One of the lanscapes that really struck a note was Ha Long bay, a bay in the North East of Vietnam that has close to 2000 islets that jut up from tranquil water and a hazy fog that frequently persists. Most people visit this area when they come to Vietnam, and while the sail-powered junks traded their sails for diesel engines and they carry tourists instead of cargo, the natural beauty did not change.
I spent three days cruising around Ha Long bay and environs and with three nice girls from Australia and Canada. We had our entire Junk to ourselves and were served wonderful meals three times a day. I was always hesitant about booking a cruise, but now I can say I do love them 🙂
The food in Vietnam is fantastic. There’s lots of delicious street foods like pho (Vietnamese noodle soup), bun bo (rice noodles with sprouts), banh cuon (steamed rice crepes) selling from anywhere from $1 to $2. There’s no need to cook yourself, and it seems like a lot of Vietnamese just eat in the street. Last night I went to a place called chicken street, where the Vietnamese come on a saturday night to grab some beers and grilled chicken parts on a stick.
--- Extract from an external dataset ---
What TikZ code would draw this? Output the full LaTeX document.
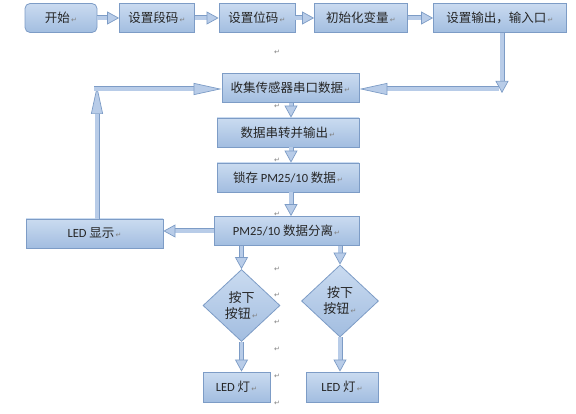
\documentclass[tikz,border=0pt]{standalone}
\usepackage{fontspec}
\setmainfont{Noto Sans CJK SC}
\newfontfamily\lat{Carlito}
\newfontfamily\parafont{DejaVu Sans}
\usetikzlibrary{arrows.meta,positioning,shapes.geometric}
\definecolor{boxtop}{HTML}{CADBF0}
\definecolor{boxbot}{HTML}{A2BDE0}
\definecolor{boxline}{HTML}{7D9CC6}
\definecolor{arrfill}{HTML}{B8CCE8}
\definecolor{textgray}{HTML}{262626}
\newcommand{\pmark}{{\parafont\scriptsize\color{gray}\,↵}}
\tikzset{
  stepbox/.style={rectangle, draw=boxline, thick, top color=boxtop, bottom color=boxbot, text=textgray, minimum height=29pt, inner sep=2pt, font=\fontsize{12.5}{14}\selectfont},
  startbox/.style={stepbox, rounded corners=5pt},
  choice/.style={diamond, draw=boxline, thick, top color=boxtop, bottom color=boxbot, text=textgray, minimum width=77pt, minimum height=72pt, inner sep=0pt, aspect=1.07, align=center, font=\fontsize{13}{16}\selectfont},
  blockarrow/.style={draw=boxline, line width=0.7pt, double=arrfill, double distance=3.6pt, -{Triangle[length=12pt, width=13pt, fill=arrfill]}},
  longarrow/.style={blockarrow, -{Triangle[length=28pt, width=12pt, fill=arrfill]}},
  pm/.style={font=\parafont\scriptsize, text=gray, inner sep=0pt}
}

\begin{document}
\begin{tikzpicture}[x=1pt, y=-1pt]
  \useasboundingbox (0,0) rectangle (576,414);
  % top row
  \node[startbox, minimum width=72pt] (start) at (61,18) {开始\pmark};
  \node[stepbox, minimum width=75pt] (seg) at (157,18) {设置段码\pmark};
  \node[stepbox, minimum width=76pt] (pos) at (257,18) {设置位码\pmark};
  \node[stepbox, minimum width=93pt] (init) at (361,18) {初始化变量\pmark};
  \node[stepbox, minimum width=133pt] (io) at (500,18) {设置输出，输入口\pmark};
  \draw[blockarrow] (start) -- (seg);
  \draw[blockarrow] (seg) -- (pos);
  \draw[blockarrow] (pos) -- (init);
  \draw[blockarrow] (init) -- (io);
  % main column
  \node[stepbox, minimum width=137pt] (collect) at (290.5,88) {收集传感器串口数据\pmark};
  \node[stepbox, minimum width=142pt] (conv) at (288,132.5) {数据串转并输出\pmark};
  \node[stepbox, minimum width=142pt] (latch) at (288,177.5) {锁存 {\lat PM25/10} 数据\pmark};
  \node[stepbox, minimum width=145pt] (split) at (286.5,231) {{\lat PM25/10} 数据分离\pmark};
  \node[stepbox, minimum width=137pt] (show) at (94.5,233.5) {{\lat LED} 显示\pmark};
  \coordinate (c1) at (502,93);
  \coordinate (c2) at (499,89);
  \draw[blockarrow] (io.south -| c1) -- (c1);
  \draw[longarrow] (c2) -- (collect.east |- c2);
  \draw[blockarrow] (collect.south -| 291,0) -- (conv.north -| 291,0);
  \draw[blockarrow] (conv.south -| 291,0) -- (latch.north -| 291,0);
  \draw[blockarrow] (latch.south -| 291,0) -- (split.north -| 291,0);
  \draw[blockarrow] (split.west) -- (show.east |- split.west);
  \coordinate (c3) at (97,86);
  \coordinate (c4) at (94,89);
  \draw[longarrow] (show.north -| c3) -- (c3);
  \draw[longarrow] (c4) -- (collect.west |- c4);
  % buttons
  \node[choice] (btnl) at (241.5,305.5) {按下\\按钮\pmark};
  \node[choice] (btnr) at (340,301) {按下\\按钮\pmark};
  \node[stepbox, minimum width=67pt, minimum height=30pt] (ledl) at (236.5,387) {{\lat LED} 灯\pmark};
  \node[stepbox, minimum width=72pt, minimum height=30pt] (ledr) at (342,387) {{\lat LED} 灯\pmark};
  \draw[blockarrow] (split.south -| btnl) -- (btnl.north);
  \draw[blockarrow] (split.south -| btnr) -- (btnr.north);
  \draw[blockarrow] (btnl.south) -- (ledl.north -| btnl);
  \draw[blockarrow] (btnr.south) -- (ledr.north -| btnr);
  % stray paragraph marks
  \foreach \y [count=\i] in {52,106,160,214,269,295,322,349,376,403}
    \node[pm] (pm\i) at (277,\y) {↵};
\end{tikzpicture}
\end{document}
They also were grilling honey-glazed-bread-on-a-stick, and sweet-potato-on-a-stick….delicious!
Being a bit of a cook myself, I wanted to learn how to make some of these wonderful dishes. After a little googling, I found a suitable cooking class and got signed up. I ended up taking the class with two Americans, Mike and Dan, and we a great time touring a market first, and then getting our hands dirty with yummy food.